A lenta digestão da serpente.

   O medo tem proporcionalmente o mesmo medo que nós sentimos por ele, neste caso as forças se anulam. Mas ocorre que o medo se alimenta do nosso medo. Quanto mais nos encolhemos contra a parede, quanto mais desistimos de nós mesmos, e principalmente quanto mais nos distanciamos daquela palavra/sentimento que a vida real ocidental capitalista tenta nos desencorajar o tempo todo, nossos sonhos, mais alimentamos a besta voraz do medo, que mais nos paralisa e faz com que nossas ações em prol das nossas causas perdidas, tomem ares de intangíveis.
   Mas e se levantarmos do canto contra a parede, sacudirmos a poeira e o mofo da inanição aceita como natural? Se a meta, palavra-chave de qualquer planejamento, for nosso sonho, seja ele qual for? Retira-se a fonte de alimentação e o medo esvazia sua bateria aos poucos, e nessa contagem regressiva, a decolagem isenta de restrições se torna possível.
   Tal qual uma serpente de grande porte que possui uma digestão lenta, em geral até sete dias, ao que parece também demorei sete dias para digerir os fatos de quinta passada, tempo de respirar e recarregar a energia consumida anteriormente,quase em tempo integral pelo mundo real.
   Projeto VoO dO BesOuro posto em prática: 4 canções, 3 sonhadores, vários instrumentos...apenas números. Ali estava sendo mostrado algo sonhado. Algo germinado na minha cabeça, e os sonhadores sabem como mirabolantes coisas podem e são constantemente criadas em nossas mentes inquietas. O projeto passou por um estágio de auto-aprovação, que quase sempre é uma faca de dois gumes. Depois pelo processo de compartilhamento, como um chamamento para que parceiros se incluíssem no projeto. Dai da-se forma as coisas, quem joga na zaga, quem joga no meio e no ataque (justamente ou apesar do clima velório futebol clube, vou utilizar esta analogia), definidas as posições, hora de treinar...até o dia "D".

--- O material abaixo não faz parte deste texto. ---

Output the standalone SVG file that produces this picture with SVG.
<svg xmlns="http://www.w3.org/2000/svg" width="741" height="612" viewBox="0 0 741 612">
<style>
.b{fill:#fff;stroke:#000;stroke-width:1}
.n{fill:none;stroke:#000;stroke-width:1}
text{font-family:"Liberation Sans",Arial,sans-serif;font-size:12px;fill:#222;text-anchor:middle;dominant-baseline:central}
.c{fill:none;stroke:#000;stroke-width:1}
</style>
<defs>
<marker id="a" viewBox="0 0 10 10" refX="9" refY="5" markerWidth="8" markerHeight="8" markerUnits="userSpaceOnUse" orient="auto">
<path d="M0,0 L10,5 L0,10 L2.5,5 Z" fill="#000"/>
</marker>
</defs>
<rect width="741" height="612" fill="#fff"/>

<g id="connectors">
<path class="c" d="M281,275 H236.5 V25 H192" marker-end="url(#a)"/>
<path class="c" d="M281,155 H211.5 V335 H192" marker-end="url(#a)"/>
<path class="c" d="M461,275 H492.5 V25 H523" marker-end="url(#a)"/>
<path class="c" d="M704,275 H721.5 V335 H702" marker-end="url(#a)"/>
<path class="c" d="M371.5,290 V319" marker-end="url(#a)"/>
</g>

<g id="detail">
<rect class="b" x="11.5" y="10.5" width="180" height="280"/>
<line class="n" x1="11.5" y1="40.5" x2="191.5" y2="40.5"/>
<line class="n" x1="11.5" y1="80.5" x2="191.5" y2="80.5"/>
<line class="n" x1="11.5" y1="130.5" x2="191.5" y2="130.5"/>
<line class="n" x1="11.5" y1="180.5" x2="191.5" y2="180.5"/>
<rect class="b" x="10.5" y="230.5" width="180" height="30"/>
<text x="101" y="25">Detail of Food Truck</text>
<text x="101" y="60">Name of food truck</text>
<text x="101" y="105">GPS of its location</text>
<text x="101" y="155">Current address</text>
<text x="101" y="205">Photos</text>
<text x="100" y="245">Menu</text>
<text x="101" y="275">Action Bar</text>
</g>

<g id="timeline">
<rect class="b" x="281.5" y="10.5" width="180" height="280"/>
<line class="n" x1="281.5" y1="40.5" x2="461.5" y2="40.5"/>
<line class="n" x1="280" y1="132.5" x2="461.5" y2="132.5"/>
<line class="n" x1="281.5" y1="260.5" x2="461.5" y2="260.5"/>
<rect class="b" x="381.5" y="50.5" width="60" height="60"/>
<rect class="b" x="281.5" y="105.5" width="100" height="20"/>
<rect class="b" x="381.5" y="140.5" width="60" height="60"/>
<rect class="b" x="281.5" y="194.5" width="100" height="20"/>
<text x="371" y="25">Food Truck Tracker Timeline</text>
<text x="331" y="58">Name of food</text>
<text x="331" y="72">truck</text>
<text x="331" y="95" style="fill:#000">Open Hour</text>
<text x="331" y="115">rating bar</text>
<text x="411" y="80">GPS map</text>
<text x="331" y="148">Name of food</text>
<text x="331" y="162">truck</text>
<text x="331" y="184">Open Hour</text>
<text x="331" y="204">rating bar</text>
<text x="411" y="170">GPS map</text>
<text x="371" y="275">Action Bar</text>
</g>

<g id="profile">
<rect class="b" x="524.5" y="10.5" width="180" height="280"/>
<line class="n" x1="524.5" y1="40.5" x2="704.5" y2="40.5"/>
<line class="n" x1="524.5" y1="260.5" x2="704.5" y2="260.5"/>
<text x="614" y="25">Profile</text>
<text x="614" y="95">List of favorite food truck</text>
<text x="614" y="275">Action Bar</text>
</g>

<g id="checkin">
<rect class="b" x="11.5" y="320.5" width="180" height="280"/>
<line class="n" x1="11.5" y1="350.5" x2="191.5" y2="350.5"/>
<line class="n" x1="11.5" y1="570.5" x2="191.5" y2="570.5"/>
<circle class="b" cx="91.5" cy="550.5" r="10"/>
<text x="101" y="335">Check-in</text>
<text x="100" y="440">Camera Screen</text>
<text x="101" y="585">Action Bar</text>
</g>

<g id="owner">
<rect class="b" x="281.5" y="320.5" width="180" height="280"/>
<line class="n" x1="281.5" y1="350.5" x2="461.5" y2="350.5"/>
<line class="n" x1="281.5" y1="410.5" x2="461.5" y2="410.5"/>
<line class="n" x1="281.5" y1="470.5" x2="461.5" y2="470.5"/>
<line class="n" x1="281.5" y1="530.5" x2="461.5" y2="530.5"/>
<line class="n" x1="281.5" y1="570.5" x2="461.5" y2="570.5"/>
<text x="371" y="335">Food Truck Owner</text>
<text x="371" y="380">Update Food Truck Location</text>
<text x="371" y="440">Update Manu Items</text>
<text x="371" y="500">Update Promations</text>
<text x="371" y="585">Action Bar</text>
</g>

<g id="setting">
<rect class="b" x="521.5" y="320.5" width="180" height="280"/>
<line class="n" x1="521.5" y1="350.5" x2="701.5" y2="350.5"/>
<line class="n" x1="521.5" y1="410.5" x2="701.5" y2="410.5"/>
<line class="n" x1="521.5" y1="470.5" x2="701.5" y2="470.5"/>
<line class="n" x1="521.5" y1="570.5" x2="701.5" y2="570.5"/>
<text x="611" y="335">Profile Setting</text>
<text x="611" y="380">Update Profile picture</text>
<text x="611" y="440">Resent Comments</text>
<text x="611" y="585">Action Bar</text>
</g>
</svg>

   Os bastidores que rolam são extremamente relevantes, um misto de trabalho com prazer, arte/ oficio. Ali olhares dizem mais que palavras, sentimentos guiam os dedos e os movimentos que executarão os intrumentos. Engraçado que demorei a digerir o momento vivido e parece que absorvi sua energia, hoje apenas sete dias depois, quase não lembro de detalhes, e os detalhes que lembro são coisas irrelevantes. Perai, será que não estou sendo cego?! Onde está escrito o que é relevante ou irrelevante nessa vida? Ufa, parece que a vida real ocidental capitalista ia me pegando novamente, as armadilhas estão por toda parte, fé cega e pé atrás sempre, na medida certa.

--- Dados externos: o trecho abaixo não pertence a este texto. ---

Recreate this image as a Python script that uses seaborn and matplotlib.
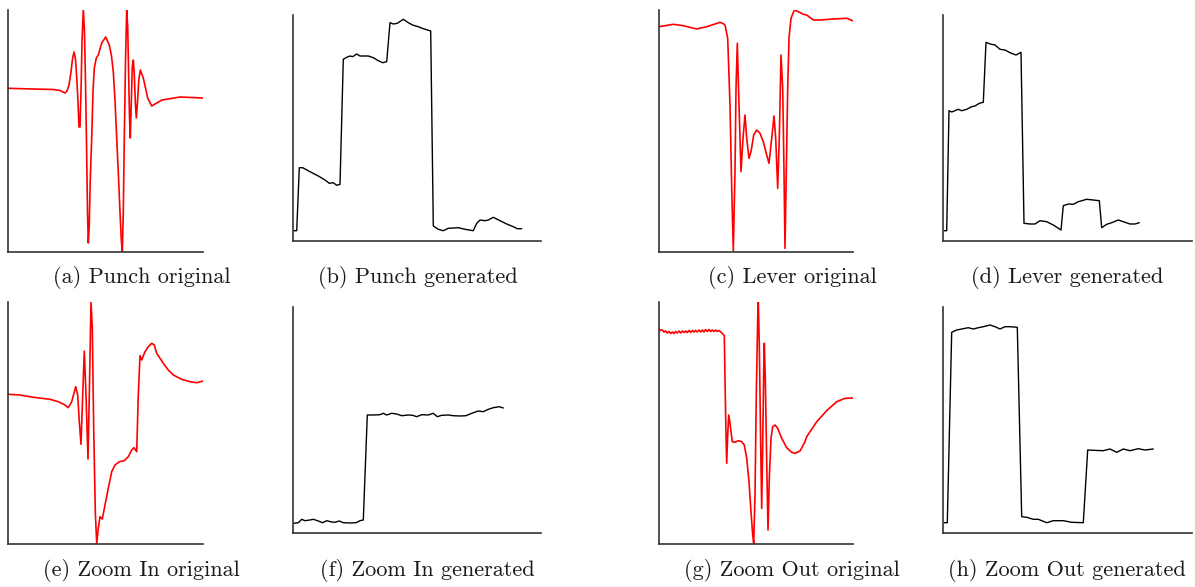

   Fica meu agradecimento ao sonhadores que compartilharam o palco comigo, Geovani e Fábio, aos parceiros que colaboraram com o som, aos que abriram a oportunidade e ao paciente público, que demonstrou uma receptividade que talvez eu não esperasse.
Quanto ao futuro do projeto não sei nada. Nada ao menos concreto, pois na minha fértil cabeça sonhadora, já rolaram várias novas canções e possibilidades. Veremos, nunca se sabe pra onde os galhos da arvore irão pender.